Google and Later Work
Hertzfeld joined Google in the mid-2000s, applying decades of interface experience to large-scale web applications. He contributed design and engineering insights to consumer-facing products, notably playing a visible role in the Google+ project, where he helped shape the Circles interface. Working with leaders such as Vic Gundotra and interacting with a new wave of designers and engineers, he brought the Macintosh ethos of human-centered design into the web era: make powerful features feel simple, keep performance tight, and let the interface reflect a coherent point of view.
Legacy and Influence
Andy Hertzfeld's career traces a through-line from the earliest days of personal computing to the networked services of the 21st century.
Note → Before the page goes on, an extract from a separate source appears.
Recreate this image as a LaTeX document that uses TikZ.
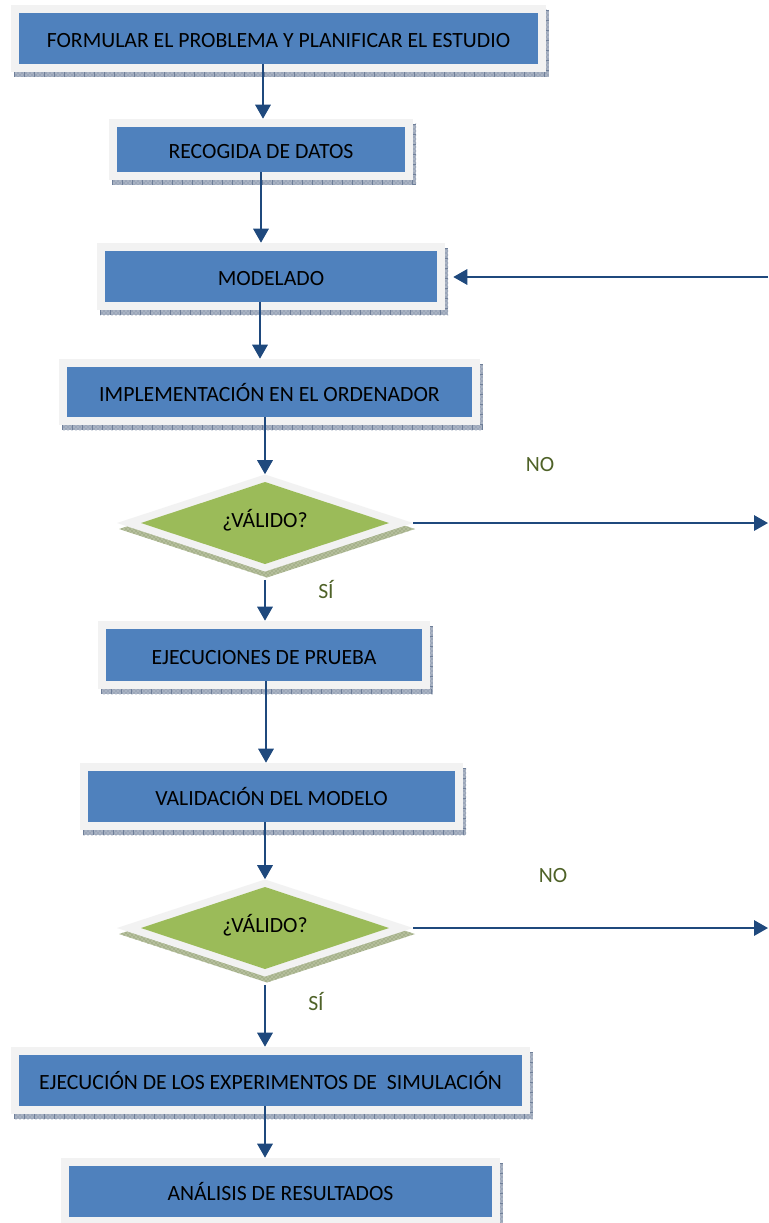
\documentclass[tikz,border=0pt]{standalone}
\usepackage{fontspec}
\setmainfont{Carlito}
\usetikzlibrary{arrows.meta,patterns}

\definecolor{boxblue}{HTML}{4F81BD}
\definecolor{diagreen}{HTML}{9BBB59}
\definecolor{framegray}{HTML}{F2F2F2}
\definecolor{shadowblue}{HTML}{A9B3C3}
\definecolor{shadowblueline}{HTML}{6F7F99}
\definecolor{shadowgreen}{HTML}{B5BF9C}
\definecolor{shadowgreenline}{HTML}{77865A}
\definecolor{arrowblue}{HTML}{1F497D}
\definecolor{labelolive}{HTML}{4F6228}

\tikzset{
  x=0.75pt, y=-0.75pt,
  every node/.style={font=\fontsize{16.3}{19}\selectfont},
  framebox/.style={fill=framegray, inner sep=0pt},
  procbox/.style={fill=boxblue, inner sep=0pt, text height=13.5pt, text depth=0pt, text=black},
  connector/.style={draw=arrowblue, line width=1.6pt, -{Triangle[length=10.5pt,width=11.5pt]}},
  branchlabel/.style={text=labelolive},
  shadowticks/.style={draw=shadowblueline, dash pattern=on 0.75pt off 6.75pt},
}

% process step: name, inner x1, y1, x2, y2 (px), text
\newcommand\stepbox[6]{%
  \fill[shadowblue] ({#2-5},{#3-3}) rectangle ({#4+11},{#5+13});
  \fill[pattern=crosshatch dots, pattern color=shadowblueline] ({#2-5},{#3-3}) rectangle ({#4+11},{#5+13});
  \draw[shadowticks, line width=3.5pt] ({#2-5},{#5+10.5}) -- ({#4+11},{#5+10.5});
  \draw[shadowticks, line width=2.2pt] ({#4+9.5},{#3-3}) -- ({#4+9.5},{#5+13});
  \node[framebox, minimum width={(#4-#2+16)*0.75pt}, minimum height={(#5-#3+16)*0.75pt}]
    (f#1) at ({(#2+#4)/2},{(#3+#5)/2}) {};
  \node[procbox, minimum width={(#4-#2)*0.75pt}, minimum height={(#5-#3)*0.75pt}]
    (b#1) at ({(#2+#4)/2},{(#3+#5)/2}) {#6};
}

% decision diamond: name, centre x, centre y (px)
\newcommand\decision[3]{%
  \fill[shadowgreen] ({#2-148+2},{#3+6}) -- ({#2+2},{#3-48.5+6}) -- ({#2+148+2},{#3+6}) -- ({#2+2},{#3+48.5+6}) -- cycle;
  \fill[pattern=crosshatch dots, pattern color=shadowgreenline] ({#2-148+2},{#3+6}) -- ({#2+2},{#3-48.5+6}) -- ({#2+148+2},{#3+6}) -- ({#2+2},{#3+48.5+6}) -- cycle;
  \fill[framegray] ({#2-148},{#3}) -- ({#2},{#3-48.5}) -- ({#2+148},{#3}) -- ({#2},{#3+48.5}) -- cycle;
  \fill[diagreen] ({#2-124},{#3}) -- ({#2},{#3-41}) -- ({#2+124},{#3}) -- ({#2},{#3+41}) -- cycle;
  \node[inner sep=0pt, minimum width={296*0.75pt}, minimum height={97*0.75pt}] (d#1) at (#2,#3) {};
  \node[anchor=base, inner sep=0pt] (t#1) at (#2,{#3+4}) {¿VÁLIDO?};
}

\begin{document}
\begin{tikzpicture}
\useasboundingbox (0,0) rectangle (768,1223);
\fill[white] (0,0) rectangle (768,1223);

\stepbox{1}{19}{13}{538}{64}{FORMULAR EL PROBLEMA Y PLANIFICAR EL ESTUDIO}
\stepbox{2}{117}{127}{405}{172}{RECOGIDA DE DATOS}
\stepbox{3}{105}{251}{437}{302}{MODELADO}
\stepbox{4}{67}{367}{472}{417}{IMPLEMENTACIÓN EN EL ORDENADOR}
\decision{1}{265}{523}
\stepbox{5}{106}{629}{422}{681}{EJECUCIONES DE PRUEBA}
\stepbox{6}{88}{771}{455}{822}{VALIDACIÓN DEL MODELO}
\decision{2}{265}{928}
\stepbox{7}{19}{1055}{522}{1106}{EJECUCIÓN DE LOS EXPERIMENTOS DE\ \ SIMULACIÓN}
\stepbox{8}{69}{1166}{492}{1217}{ANÁLISIS DE RESULTADOS}

% vertical axes of the downward connectors
\coordinate (ax1) at (263,0);
\coordinate (ax2) at (261,0);
\coordinate (ax3) at (260,0);
\coordinate (ax4) at (265,0);
\coordinate (ax5) at (266,0);

\draw[connector] (b1.south -| ax1) -- (f2.north -| ax1);
\draw[connector] (b2.south -| ax2) -- (f3.north -| ax2);
\draw[connector] (b3.south -| ax3) -- (f4.north -| ax3);
\draw[connector] (b4.south -| ax4) -- (d1.north);
\draw[connector] ([yshift=-8*0.75pt]d1.south) -- (f5.north -| ax4);
\draw[connector] (b5.south -| ax5) -- (f6.north -| ax5);
\draw[connector] (b6.south -| ax4) -- (d2.north);
\draw[connector] ([yshift=-8*0.75pt]d2.south) -- (f7.north -| ax4);
\draw[connector] (b7.south -| ax4) -- (f8.north -| ax4);

% "NO" branches leave to the right; the return enters MODELADO
\coordinate (out1) at (768,523);
\coordinate (out2) at (768,928);
\coordinate (back) at (768,277);
\draw[connector] (d1.east) -- (out1);
\draw[connector] (d2.east) -- (out2);
\draw[connector, shorten >=8*0.75pt] (back) -- (f3.east |- back);

\node[branchlabel] (no1) at (540,465) {NO};
\node[branchlabel] (no2) at (553,876) {NO};
\node[branchlabel] (si1) at (326,589) {SÍ};
\node[branchlabel] (si2) at (316,1001) {SÍ};
\end{tikzpicture}
\end{document}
His impact is visible in three dimensions. First, in code: the Macintosh system software he wrote established patterns replicated across platforms, and his later projects like Nautilus disseminated a culture of usability in open source. Second, in teams: he thrived among and helped galvanize exceptional collaborators, from Steve Jobs and Jef Raskin to Bill Atkinson, Susan Kare, Burrell Smith, Joanna Hoffman, Bruce Horn, Bud Tribble, Steve Capps, and many more. Third, in storytelling: by documenting the process at Folklore.org and in Revolution in the Valley, he ensured that the human dynamics, trade-offs, and craft of building the Mac would not be lost.
Throughout, Hertzfeld remained an engineer who cared as much about how software feels as how it works. He consistently tackled hard problems at the intersection of constraints and experience, whether squeezing a GUI into kilobytes, imagining pocket communicators years ahead of the market, or advocating for accessible desktop experiences in open source. His biography is entwined with the story of the Macintosh and with the people who made it, but his influence extends beyond one product or company, shaping how countless users came to expect computers to behave: immediate, visual, and humane.